An SMT Solver for Regular Expressions and Linear Arithmetic over String Length

TL;DR

This paper introduces a new length-aware algorithm for solving regex membership and linear string length constraints, implemented in Z3, which significantly outperforms existing solvers on industrial and diverse benchmarks.

Contribution

The paper presents a novel length-aware solving algorithm and heuristics for regex and linear arithmetic constraints, improving efficiency and performance in SMT solving.

Findings

Outperforms five state-of-the-art string solvers.

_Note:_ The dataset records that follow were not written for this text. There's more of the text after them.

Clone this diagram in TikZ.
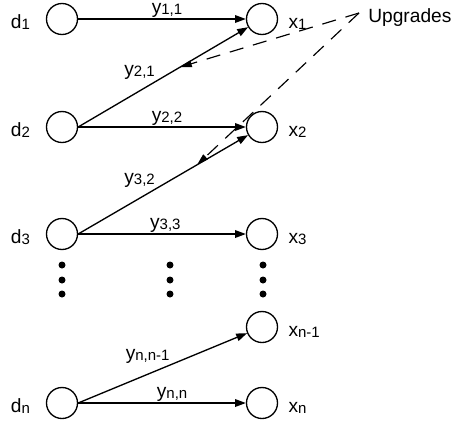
\documentclass[tikz,border=0pt]{standalone}
\usepackage{fontspec}
\setmainfont{Liberation Sans}
\usetikzlibrary{arrows.meta}
\newcommand{\lo}[1]{\raisebox{-0.6pt}{\fontsize{9}{11}\selectfont #1}}
\tikzset{
txt/.style={font=\fontsize{11.5}{14}\selectfont},
unit/.style={ % circles of both columns
circle, draw, line width=0.8pt,
minimum size=18.6pt, inner sep=0pt},
dlab/.style={txt, anchor=base east, inner sep=0pt, xshift=-9.3pt, yshift=-5.6pt},
xlab/.style={txt, anchor=base west, inner sep=0pt, xshift=6pt, yshift=-5.6pt},
elab/.style={txt, inner sep=0.5pt}, % labels on the links
link/.style={ % solid links d -> x
draw, line width=0.8pt,
-{Triangle[length=6.5pt, width=4.6pt]}},
upgrade/.style={ % dashed pointers
draw, line width=0.7pt, dash pattern=on 8.5pt off 6pt,
-{Triangle[length=7pt, width=4pt]}}}
\begin{document}
\begin{tikzpicture}[x=0.6pt, y=-0.6pt]
	\useasboundingbox (0,0) rectangle (461,426);
	\node[unit, label={[dlab]left:d\lo{1}}] (d1) at (62,19) {};
	\node[unit, label={[dlab]left:d\lo{2}}] (d2) at (62,127) {};
	\node[unit, label={[dlab]left:d\lo{3}}] (d3) at (62,234) {};
	\node[unit, label={[dlab]left:d\lo{n}}] (dn) at (62,403) {};
	\node[unit, label={[xlab]right:x\lo{1}}] (x1) at (262,19) {};
	\node[unit, label={[xlab]right:x\lo{2}}] (x2) at (262,127) {};
	\node[unit, label={[xlab]right:x\lo{3}}] (x3) at (262,234) {};
	\node[unit, label={[xlab]right:x\lo{n-1}}] (xm) at (262,327) {};
	\node[unit, label={[xlab]right:x\lo{n}}] (xn) at (262,403) {};
	\node[txt, anchor=base west, inner sep=0pt] (upg) at (368,22) {Upgrades};
	\coordinate (split) at (359,13);
	% links
	\draw[link] (d1) -- (x1) node[elab, above, pos=0.53] {y\lo{1,1}};
	\draw[link] (d2.east) -- (x1) node[elab, above left, pos=0.46] {y\lo{2,1}} coordinate[pos=0.6] (u1);
	\draw[link] (d2) -- (x2) node[elab, above, pos=0.53] {y\lo{2,2}};
	\draw[link] (d3.east) -- (x2) node[elab, above left, pos=0.46] {y\lo{3,2}} coordinate[pos=0.7] (u2);
	\draw[link] (d3) -- (x3) node[elab, above, pos=0.52] {y\lo{3,3}};
	\draw[link] (dn.east) -- (xm) node[elab, above left, pos=0.55] {y\lo{n,n-1}};
	\draw[link] (dn) -- (xn) node[elab, above, pos=0.56] {y\lo{n,n}};
	% upgrades
	\draw[upgrade] (split) -- (u1);
	\draw[upgrade] (split) -- (u2);
	% dots
	\foreach \cx in {62,170,263}
		\foreach \cy in {265,280,294}
			\fill (\cx,\cy) circle (2.1pt);
\end{tikzpicture}
\end{document}
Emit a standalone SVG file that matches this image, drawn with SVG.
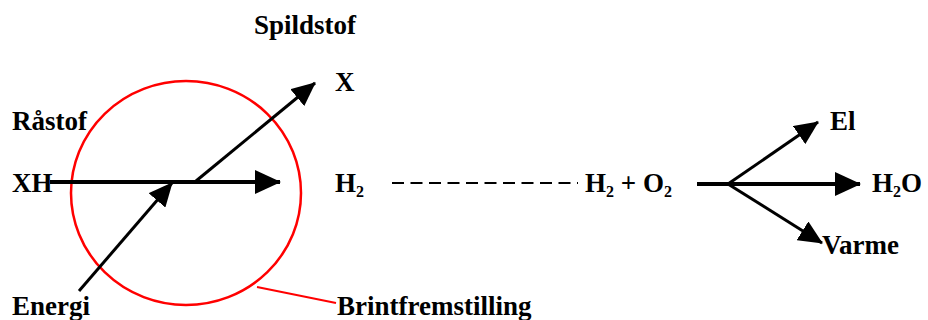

Achieves up to 13x speedup over OSTRICH.

Effective use of length bounds simplifies automata operations.

Abstract

We present a novel length-aware solving algorithm for the quantifier-free first-order theory over regex membership predicate and linear arithmetic over string length. We implement and evaluate this algorithm and related heuristics in the Z3 theorem prover. A crucial insight that underpins our algorithm is that real-world instances contain a wealth of information about upper and lower bounds on lengths of strings under constraints, and such information can be used very effectively to simplify operations on automata representing regular expressions. Additionally, we present a number of novel general heuristics, such as the prefix/suffix method, that can be used in conjunction with a variety of regex solving algorithms, making them more efficient. We showcase the power of our algorithm and heuristics via an extensive empirical evaluation over a large and diverse benchmark of 57256 regex-heavy instances, almost 75% of which are derived from industrial applications or contributed by other solver developers. Our solver outperforms five other state-of-the-art string solvers, namely, CVC4, OSTRICH, Z3seq, Z3str3, and Z3-Trau, over this benchmark, in particular achieving a 2.4x speedup over CVC4, 4.4x speedup over Z3seq, 6.4x speedup over Z3-Trau, 9.1x speedup over Z3str3, and 13x speedup over OSTRICH.